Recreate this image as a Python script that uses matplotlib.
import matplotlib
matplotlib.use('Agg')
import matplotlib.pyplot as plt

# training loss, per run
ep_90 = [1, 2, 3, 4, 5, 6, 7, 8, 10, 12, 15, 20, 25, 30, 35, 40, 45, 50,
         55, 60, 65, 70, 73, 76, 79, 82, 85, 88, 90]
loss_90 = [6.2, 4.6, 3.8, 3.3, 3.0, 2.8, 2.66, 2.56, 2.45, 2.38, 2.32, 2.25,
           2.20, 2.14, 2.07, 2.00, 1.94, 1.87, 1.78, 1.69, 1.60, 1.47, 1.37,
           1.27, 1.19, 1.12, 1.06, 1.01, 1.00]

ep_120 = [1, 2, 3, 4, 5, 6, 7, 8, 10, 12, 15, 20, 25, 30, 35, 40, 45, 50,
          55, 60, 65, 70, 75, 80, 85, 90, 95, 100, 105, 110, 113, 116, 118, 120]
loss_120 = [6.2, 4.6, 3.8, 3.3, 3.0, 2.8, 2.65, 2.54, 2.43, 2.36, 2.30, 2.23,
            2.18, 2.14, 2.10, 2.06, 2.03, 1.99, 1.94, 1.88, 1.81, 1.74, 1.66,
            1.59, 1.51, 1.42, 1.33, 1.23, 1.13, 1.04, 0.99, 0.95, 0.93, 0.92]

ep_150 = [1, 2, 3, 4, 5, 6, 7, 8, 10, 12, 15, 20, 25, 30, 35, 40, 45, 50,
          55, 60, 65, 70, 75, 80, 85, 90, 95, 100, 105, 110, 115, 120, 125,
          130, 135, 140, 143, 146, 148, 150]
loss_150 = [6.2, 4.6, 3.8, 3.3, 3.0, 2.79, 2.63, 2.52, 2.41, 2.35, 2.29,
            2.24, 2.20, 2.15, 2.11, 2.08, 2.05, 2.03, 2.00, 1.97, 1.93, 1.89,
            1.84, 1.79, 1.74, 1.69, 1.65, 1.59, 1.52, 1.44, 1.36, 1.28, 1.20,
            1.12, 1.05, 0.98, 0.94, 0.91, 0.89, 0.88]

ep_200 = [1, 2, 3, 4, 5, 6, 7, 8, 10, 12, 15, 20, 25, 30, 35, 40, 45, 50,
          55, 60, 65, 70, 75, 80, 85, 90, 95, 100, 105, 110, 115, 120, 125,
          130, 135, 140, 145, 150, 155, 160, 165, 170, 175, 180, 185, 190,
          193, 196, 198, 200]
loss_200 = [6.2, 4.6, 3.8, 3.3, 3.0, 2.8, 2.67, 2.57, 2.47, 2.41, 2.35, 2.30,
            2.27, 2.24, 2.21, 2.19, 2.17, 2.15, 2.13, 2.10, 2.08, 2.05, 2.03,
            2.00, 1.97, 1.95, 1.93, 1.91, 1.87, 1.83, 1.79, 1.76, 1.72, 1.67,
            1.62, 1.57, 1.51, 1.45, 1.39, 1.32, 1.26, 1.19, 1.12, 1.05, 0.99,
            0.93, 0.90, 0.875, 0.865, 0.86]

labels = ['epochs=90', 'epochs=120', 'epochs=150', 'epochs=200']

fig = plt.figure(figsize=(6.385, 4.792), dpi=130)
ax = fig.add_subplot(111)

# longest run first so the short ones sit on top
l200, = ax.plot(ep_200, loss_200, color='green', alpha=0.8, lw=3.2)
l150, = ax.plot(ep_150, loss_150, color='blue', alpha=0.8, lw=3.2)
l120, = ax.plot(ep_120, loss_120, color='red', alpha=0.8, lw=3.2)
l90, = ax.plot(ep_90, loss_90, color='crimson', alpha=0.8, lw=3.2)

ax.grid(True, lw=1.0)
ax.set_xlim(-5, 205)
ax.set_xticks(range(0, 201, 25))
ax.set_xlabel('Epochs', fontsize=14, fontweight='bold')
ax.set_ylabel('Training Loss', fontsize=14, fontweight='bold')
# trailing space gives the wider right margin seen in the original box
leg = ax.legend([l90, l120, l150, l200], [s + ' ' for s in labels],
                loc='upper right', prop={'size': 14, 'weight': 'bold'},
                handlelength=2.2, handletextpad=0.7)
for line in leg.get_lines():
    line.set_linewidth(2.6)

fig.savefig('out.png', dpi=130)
* * *
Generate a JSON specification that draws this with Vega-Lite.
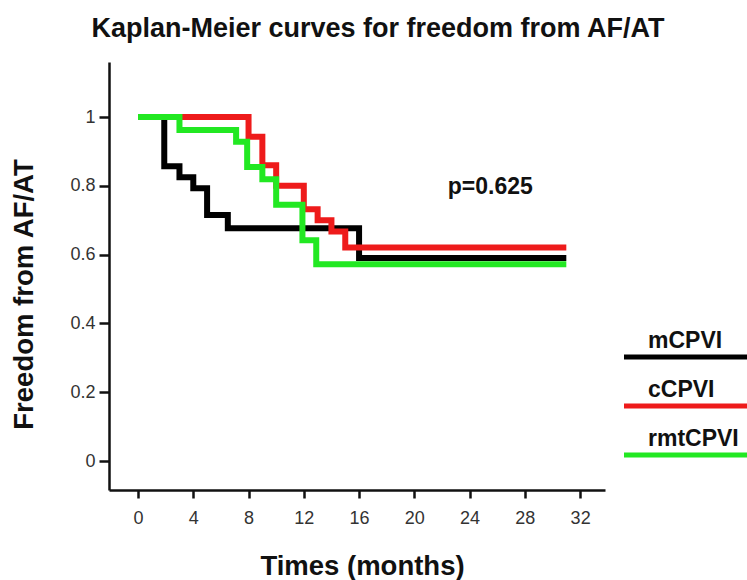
--
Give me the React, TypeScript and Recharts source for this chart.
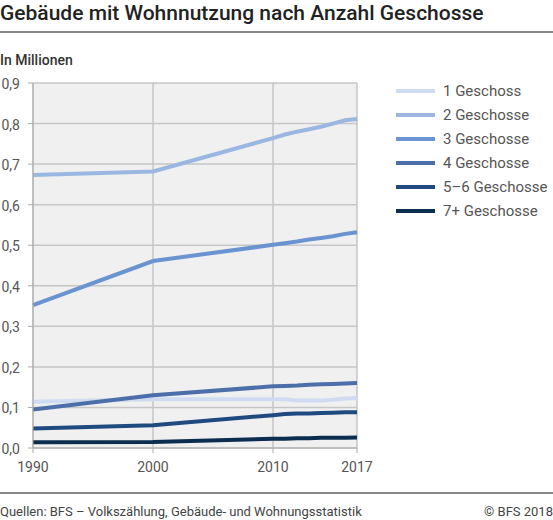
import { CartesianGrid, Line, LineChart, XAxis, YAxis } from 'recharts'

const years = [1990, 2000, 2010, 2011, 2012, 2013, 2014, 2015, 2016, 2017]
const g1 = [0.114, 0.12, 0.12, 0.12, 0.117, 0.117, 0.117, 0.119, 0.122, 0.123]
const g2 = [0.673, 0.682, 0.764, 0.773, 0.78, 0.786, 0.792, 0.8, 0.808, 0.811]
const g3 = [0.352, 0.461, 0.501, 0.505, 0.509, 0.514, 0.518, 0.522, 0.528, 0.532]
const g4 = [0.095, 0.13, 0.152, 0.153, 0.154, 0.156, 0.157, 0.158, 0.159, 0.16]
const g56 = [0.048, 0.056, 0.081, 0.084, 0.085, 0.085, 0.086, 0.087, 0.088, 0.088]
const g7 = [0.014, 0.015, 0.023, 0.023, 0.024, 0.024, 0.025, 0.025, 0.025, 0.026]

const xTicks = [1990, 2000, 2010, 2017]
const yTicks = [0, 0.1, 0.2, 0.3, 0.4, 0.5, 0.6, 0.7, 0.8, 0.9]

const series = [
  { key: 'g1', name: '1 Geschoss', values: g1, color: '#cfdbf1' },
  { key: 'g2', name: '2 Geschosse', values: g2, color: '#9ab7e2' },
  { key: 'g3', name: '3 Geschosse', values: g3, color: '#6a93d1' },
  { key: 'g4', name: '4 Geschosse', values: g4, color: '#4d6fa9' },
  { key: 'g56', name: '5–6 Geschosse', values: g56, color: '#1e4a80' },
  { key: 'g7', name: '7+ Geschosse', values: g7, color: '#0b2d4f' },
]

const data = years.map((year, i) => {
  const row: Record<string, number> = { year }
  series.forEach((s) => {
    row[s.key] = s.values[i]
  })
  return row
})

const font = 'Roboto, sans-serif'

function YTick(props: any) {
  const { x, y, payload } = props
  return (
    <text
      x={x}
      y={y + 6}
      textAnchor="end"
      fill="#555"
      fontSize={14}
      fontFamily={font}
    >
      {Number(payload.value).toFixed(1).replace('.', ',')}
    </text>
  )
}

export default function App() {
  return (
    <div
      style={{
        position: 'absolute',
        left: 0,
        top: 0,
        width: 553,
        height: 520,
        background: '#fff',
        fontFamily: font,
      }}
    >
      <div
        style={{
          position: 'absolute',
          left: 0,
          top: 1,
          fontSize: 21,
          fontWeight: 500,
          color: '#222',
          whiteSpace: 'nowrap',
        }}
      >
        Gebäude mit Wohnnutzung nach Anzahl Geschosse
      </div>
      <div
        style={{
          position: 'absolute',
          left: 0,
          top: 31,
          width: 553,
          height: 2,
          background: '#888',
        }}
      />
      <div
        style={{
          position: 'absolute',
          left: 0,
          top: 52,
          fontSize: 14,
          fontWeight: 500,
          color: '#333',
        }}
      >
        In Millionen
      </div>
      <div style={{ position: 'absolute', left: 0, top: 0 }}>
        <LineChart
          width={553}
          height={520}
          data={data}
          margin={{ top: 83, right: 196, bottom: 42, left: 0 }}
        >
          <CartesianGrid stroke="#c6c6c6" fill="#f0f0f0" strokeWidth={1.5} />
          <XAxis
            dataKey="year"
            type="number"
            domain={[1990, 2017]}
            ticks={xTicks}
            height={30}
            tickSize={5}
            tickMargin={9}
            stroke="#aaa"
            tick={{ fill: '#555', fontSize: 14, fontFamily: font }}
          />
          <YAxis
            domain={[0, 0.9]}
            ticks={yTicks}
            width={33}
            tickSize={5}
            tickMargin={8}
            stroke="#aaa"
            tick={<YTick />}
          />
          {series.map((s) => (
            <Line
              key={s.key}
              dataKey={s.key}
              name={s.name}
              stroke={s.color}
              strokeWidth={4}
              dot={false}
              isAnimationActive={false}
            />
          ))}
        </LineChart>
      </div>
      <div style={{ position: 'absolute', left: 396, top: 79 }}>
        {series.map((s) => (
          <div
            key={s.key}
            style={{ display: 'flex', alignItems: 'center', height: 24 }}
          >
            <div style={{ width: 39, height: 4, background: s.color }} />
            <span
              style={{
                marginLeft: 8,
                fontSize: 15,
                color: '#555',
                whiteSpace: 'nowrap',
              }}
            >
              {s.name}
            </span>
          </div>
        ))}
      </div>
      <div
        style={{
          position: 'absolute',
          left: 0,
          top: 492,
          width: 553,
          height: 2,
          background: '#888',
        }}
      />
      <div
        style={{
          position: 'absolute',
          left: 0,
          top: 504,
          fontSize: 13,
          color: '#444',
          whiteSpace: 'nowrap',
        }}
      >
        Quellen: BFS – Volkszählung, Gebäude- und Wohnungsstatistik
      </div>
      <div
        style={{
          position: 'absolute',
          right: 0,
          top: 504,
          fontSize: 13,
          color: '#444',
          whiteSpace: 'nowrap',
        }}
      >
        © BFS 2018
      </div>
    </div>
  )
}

**Directions for this task**
Extract exactly and only the span of lines that begins at the line containing "Recreate this image" and ends at the line containing "0.95, 0.93, 0.92]".

**Result**
Recreate this image as a Python script that uses matplotlib.
import matplotlib
matplotlib.use('Agg')
import matplotlib.pyplot as plt

# training loss, per run
ep_90 = [1, 2, 3, 4, 5, 6, 7, 8, 10, 12, 15, 20, 25, 30, 35, 40, 45, 50,
         55, 60, 65, 70, 73, 76, 79, 82, 85, 88, 90]
loss_90 = [6.2, 4.6, 3.8, 3.3, 3.0, 2.8, 2.66, 2.56, 2.45, 2.38, 2.32, 2.25,
           2.20, 2.14, 2.07, 2.00, 1.94, 1.87, 1.78, 1.69, 1.60, 1.47, 1.37,
           1.27, 1.19, 1.12, 1.06, 1.01, 1.00]

ep_120 = [1, 2, 3, 4, 5, 6, 7, 8, 10, 12, 15, 20, 25, 30, 35, 40, 45, 50,
          55, 60, 65, 70, 75, 80, 85, 90, 95, 100, 105, 110, 113, 116, 118, 120]
loss_120 = [6.2, 4.6, 3.8, 3.3, 3.0, 2.8, 2.65, 2.54, 2.43, 2.36, 2.30, 2.23,
            2.18, 2.14, 2.10, 2.06, 2.03, 1.99, 1.94, 1.88, 1.81, 1.74, 1.66,
            1.59, 1.51, 1.42, 1.33, 1.23, 1.13, 1.04, 0.99, 0.95, 0.93, 0.92]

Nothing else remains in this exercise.